Photo of Nick and Nate Tommas
Nick and Nate Tommas

Seeing double: Twins on wrestling team share what it’s like competing and going to school together

By Ellen Walter

A number of Case Western Reserve University students attend school with their siblings, but few can say they compete on the same sports team too. And for seniors Nate and Nick Tommas, it goes a step further: They’re not only siblings, but twins—and co-captains of the Spartan wrestling team.

For them, going to school and competing together—including at this weekend’s NCAA Division III Regional competition—is how they’re most comfortable.

Growing up in Willard, Ohio, a small town just 90 minutes from Cleveland, “We did pretty much everything together—the same sports, the same clubs, same friend group,” said Nick, a nutrition major.

And, biochemistry student Nate added, they were competitive in “just about everything, especially wrestling.”

When asked why they started the sport, Nate joked, “we were really bad at basketball.” Nick chimed in with a jab at his twin: “He was worse.” (Nate didn’t disagree, sharing that he went an entire season only scoring one point.)

Wrestling turned out to be the right fit, especially with their father as their coach throughout junior high and high school. While in high school, the brothers each earned three varsity letters in wrestling, served as team captains and were Ohio High School Athletic Association Division III district qualifiers in their senior year.

Nate and Nick Tommas are not the only twins on the wrestling team; there are also Alec and Andrew Hoover, second-year students and also fellow brothers of Zeta Beta Tau.

This is one of the few times—if not the only time—that two sets of twins have been on the same Case Western Reserve athletic team.

At the NCAA Division III Central Regional competition this weekend, all four brothers are focused on closing the season successfully.

Head Coach Danny Song, who has coached the Tommas brothers for four years and the Hoover brothers for two, has watched the sets of twins grow as brothers and competitors.

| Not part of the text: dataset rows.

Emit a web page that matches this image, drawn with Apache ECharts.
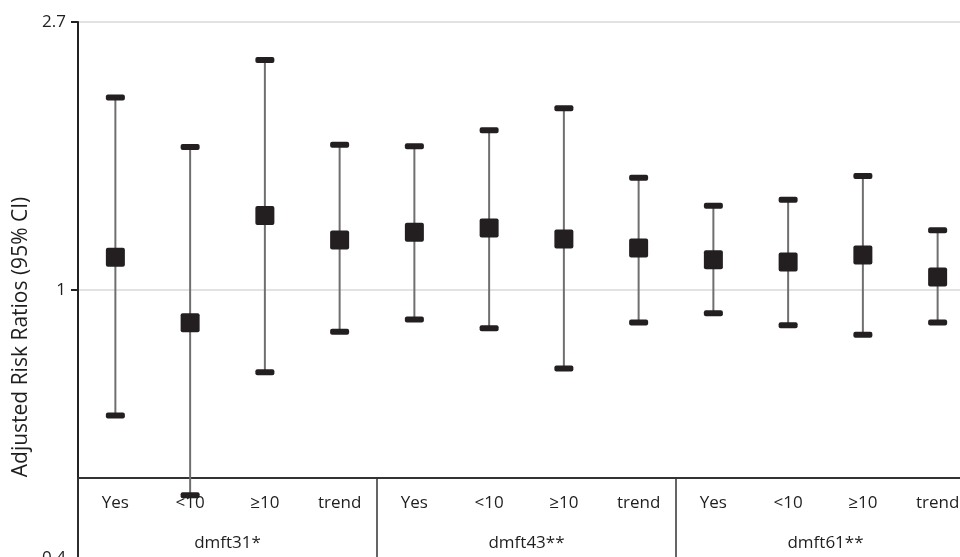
<!DOCTYPE html>
<html>
<head>
<meta charset="utf-8">
<script src="https://cdn.jsdelivr.net/npm/echarts@6/dist/echarts.min.js"></script>
<style>html,body{margin:0;padding:0;background:#fff;}#c{width:960px;height:557px;}</style>
</head>
<body>
<div id="c"></div>
<script>
const categories = ['Yes','<10','≥10','trend','Yes','<10','≥10','trend','Yes','<10','≥10','trend'];
const groups = ['dmft31*','dmft43**','dmft61**'];
const estimate = [1.13, 0.885, 1.32, 1.205, 1.24, 1.26, 1.21, 1.17, 1.12, 1.11, 1.14, 1.05];
const lower    = [0.626, 0.465, 0.736, 0.856, 0.896, 0.867, 0.746, 0.886, 0.917, 0.877, 0.846, 0.886];
const upper    = [2.05, 1.705, 2.36, 1.72, 1.71, 1.815, 1.97, 1.52, 1.37, 1.40, 1.53, 1.25];

const FONT = 'Open Sans';
const dark = '#231f20';
const txt = '#1e1e1e';
const data = categories.map((c, i) => [i, lower[i], estimate[i], upper[i]]);

const chart = echarts.init(document.getElementById('c'));
chart.setOption({
  animation: false,
  backgroundColor: '#fff',
  grid: { left: 78, top: 22, right: -15, bottom: -1, containLabel: false, outerBoundsMode: 'none' },
  xAxis: [
    {
      type: 'category', data: categories, position: 'bottom', offset: -80,
      axisLine: { show: true, lineStyle: { color: '#333', width: 2 } },
      axisTick: { show: false },
      axisLabel: { margin: 17, fontFamily: FONT, fontSize: 17, color: txt },
      splitLine: { show: false }
    },
    {
      type: 'category', data: groups, position: 'bottom', offset: -80,
      axisLine: { show: false },
      axisTick: { show: true, length: 82, lineStyle: { color: '#333', width: 1.5 } },
      axisLabel: { margin: 57, fontFamily: FONT, fontSize: 17, color: txt },
      splitLine: { show: false }
    }
  ],
  yAxis: {
    type: 'log', logBase: Math.E, min: 1 / Math.E, max: Math.E, interval: 1,
    name: 'Adjusted Risk Ratios (95% CI)', nameLocation: 'middle', nameGap: 41,
    nameTextStyle: { fontFamily: FONT, fontSize: 21, color: txt, padding: [0, 94, 0, 0] },
    axisLine: { show: true, lineStyle: { color: '#222', width: 2 } },
    axisTick: { show: true, length: 7, lineStyle: { color: '#222', width: 2 } },
    axisLabel: {
      fontFamily: FONT, fontSize: 17, color: txt, margin: 12,
      formatter: v => Math.abs(v - 1) < 1e-6 ? '1' : v.toFixed(1)
    },
    splitLine: { show: true, lineStyle: { color: '#d9d9d9', width: 1.5 } }
  },
  series: [{
    type: 'custom',
    xAxisIndex: 0,
    encode: { x: 0, y: [1, 2, 3] },
    data: data,
    z: 10,
    renderItem: function (params, api) {
      const i = api.value(0);
      const lo = api.coord([i, api.value(1)]);
      const mid = api.coord([i, api.value(2)]);
      const hi = api.coord([i, api.value(3)]);
      const cw = 19, ch = 6, bs = 19;
      return {
        type: 'group',
        children: [
          { type: 'line', shape: { x1: lo[0], y1: lo[1], x2: hi[0], y2: hi[1] },
            style: { stroke: '#6f6f6f', lineWidth: 2 } },
          { type: 'rect', shape: { x: hi[0] - cw / 2, y: hi[1] - ch / 2, width: cw, height: ch, r: 2 },
            style: { fill: dark } },
          { type: 'rect', shape: { x: lo[0] - cw / 2, y: lo[1] - ch / 2, width: cw, height: ch, r: 2 },
            style: { fill: dark } },
          { type: 'rect', shape: { x: mid[0] - bs / 2, y: mid[1] - bs / 2, width: bs, height: bs, r: 2 },
            style: { fill: dark } }
        ]
      };
    }
  }]
});
</script>
</body>
</html>
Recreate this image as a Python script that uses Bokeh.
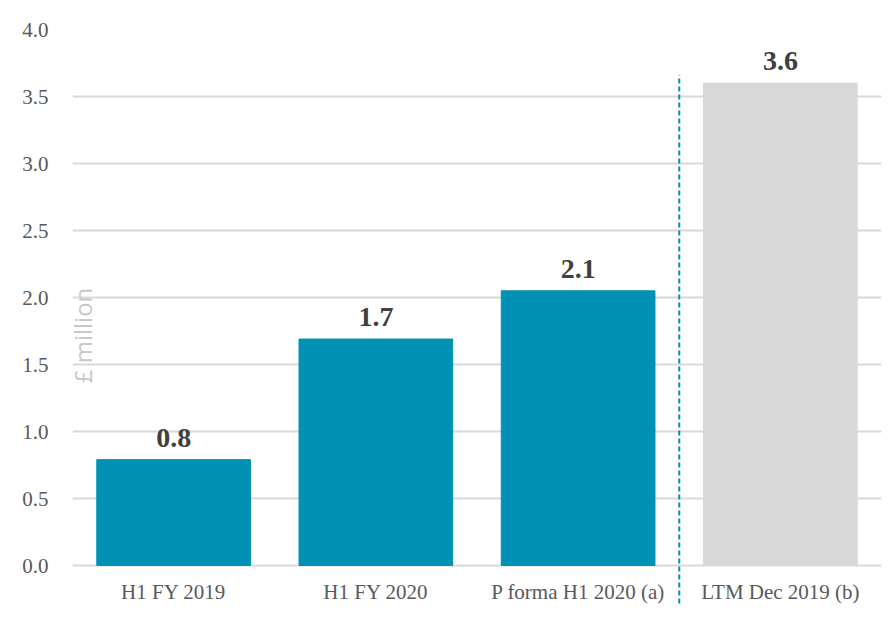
from bokeh.plotting import figure
from bokeh.models import ColumnDataSource, FactorRange, Range1d, Label, FixedTicker, CustomJSTickFormatter
from bokeh.core.properties import value
from bokeh.embed import file_html
from bokeh.resources import INLINE

categories = ["H1 FY 2019", "H1 FY 2020", "P forma H1 2020 (a)", "LTM Dec 2019 (b)"]
values = [0.79, 1.69, 2.05, 3.60]
labels = ["0.8", "1.7", "2.1", "3.6"]
colors = ["#0091B4", "#0091B4", "#0091B4", "#D9D9D9"]
y_ticks = [0.0, 0.5, 1.0, 1.5, 2.0, 2.5, 3.0, 3.5, 4.0]

src = ColumnDataSource(dict(cat=categories, val=values, lab=labels, col=colors,
                            zero=[0] * len(categories)))

p = figure(width=887, height=609, output_backend="svg", toolbar_location=None,
           x_range=FactorRange(*categories, range_padding=0),
           y_range=Range1d(-40 / 134, 4.0),
           min_border_left=72, min_border_right=6, min_border_top=29, min_border_bottom=4)
p.outline_line_color = None
p.background_fill_color = "white"
p.border_fill_color = "white"

p.vbar(x="cat", top="val", width=0.76, color="col", source=src)

# value labels
p.text(x="cat", y="val", text="lab", source=src, text_align="center", text_baseline="bottom",
       y_offset=-13, text_font=value("Liberation Serif"), text_font_style="bold",
       text_font_size="28px", text_color="#404040")

# category labels (x axis)
p.text(x="cat", y="zero", text="cat", source=src, text_align="center", text_baseline="middle",
       y_offset=26, text_font=value("Liberation Serif"), text_font_size="21px",
       text_color="#595959")

p.xaxis.visible = False
p.xgrid.visible = False

p.yaxis.ticker = FixedTicker(ticks=y_ticks)
p.yaxis.formatter = CustomJSTickFormatter(code="return tick.toFixed(1);")
p.yaxis.axis_line_color = None
p.yaxis.major_tick_line_color = None
p.yaxis.minor_tick_line_color = None
p.yaxis.major_label_text_font = "Liberation Serif"
p.yaxis.major_label_text_font_size = "21px"
p.yaxis.major_label_text_color = "#595959"
p.yaxis.major_label_standoff = 18

p.ygrid.ticker = FixedTicker(ticks=y_ticks)
p.ygrid.grid_line_color = "#D9D9D9"
p.ygrid.grid_line_width = 2

# divider between actual and LTM
p.segment(x0=[3.0], x1=[3.0], y0=[-1], y1=[3.66], line_color="#0091B4",
          line_width=2, line_dash="5 3")

p.add_layout(Label(x=10, y=270, x_units="screen", y_units="screen", text="£ million",
                   angle=1.5708, text_align="center", text_baseline="middle",
                   text_font="Open Sans", text_font_size="24px", text_color="#C8C8C8"))

open("out.html", "w").write(file_html(p, INLINE))
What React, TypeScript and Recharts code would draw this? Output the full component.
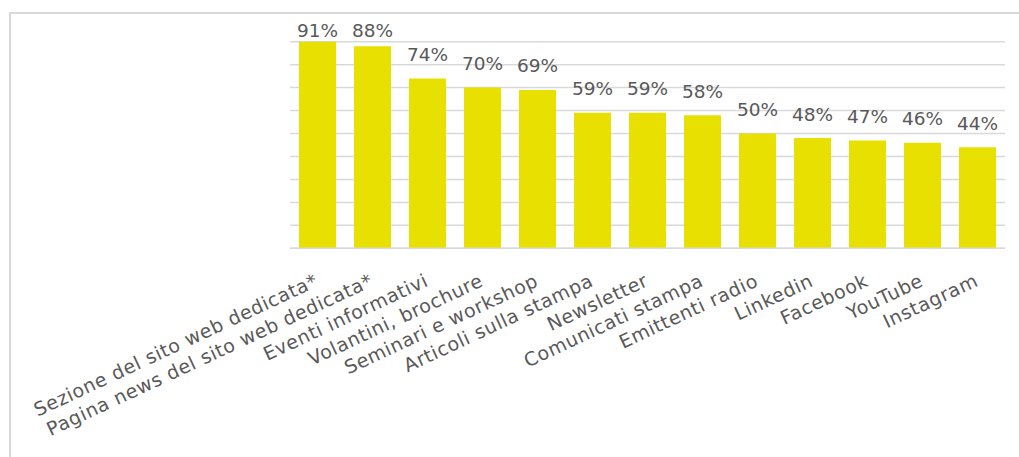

“They know each other as well as you would think,” Song explained, “and they know exactly which buttons to push.”

Aside from their competitive nature, he shared that “each pair of twins brings a ton to the team in terms of work ethic and positive culture.”

Though they considered parting ways in college, wrestling played a large role in keeping them together. Danny Song, head coach of Case Western Reserve’s wrestling program, recruited both of the brothers to join the team.

That was a priority for the Tommas twins, as was building a strong foundation in pre-medical studies. Case Western Reserve’s close proximity to and connection with University Hospitals and Cleveland Clinic solidified their interest.

And the university being close to home didn’t hurt, either.

Plus, their parents are happy the twins chose to attend college together—even though they “think we have no social skills when we’re not with each other,” Nate said.

They do spend a lot of time together—but also have found many friends through both the wrestling team and their fraternity, Zeta Beta Tau.

And even when they’re separated—the brothers wrestle in different weight classes—they still find ways to compete. Song mentioned that he often has to split up the sparring brothers in practice “only to look over minutes later and see that they are working out with each other again.”

But it isn’t all competition between the Tommas brothers; they also serve as a built-in support system for each other.

When Nick, who is on a pre-dietetic track, mentioned that he was “hoping” to join a dietetic program with the U.S. Army, Nate confidently told him: “You’re going to get in.” If he does, the brothers both will serve in the U.S. Army, as Nate will participate in the Health Professions Scholarship Program, attending medical school as a commissioned officer.

“It’s apparent that they love challenge,” Song said, “and seek out opportunities to work hard and smart.”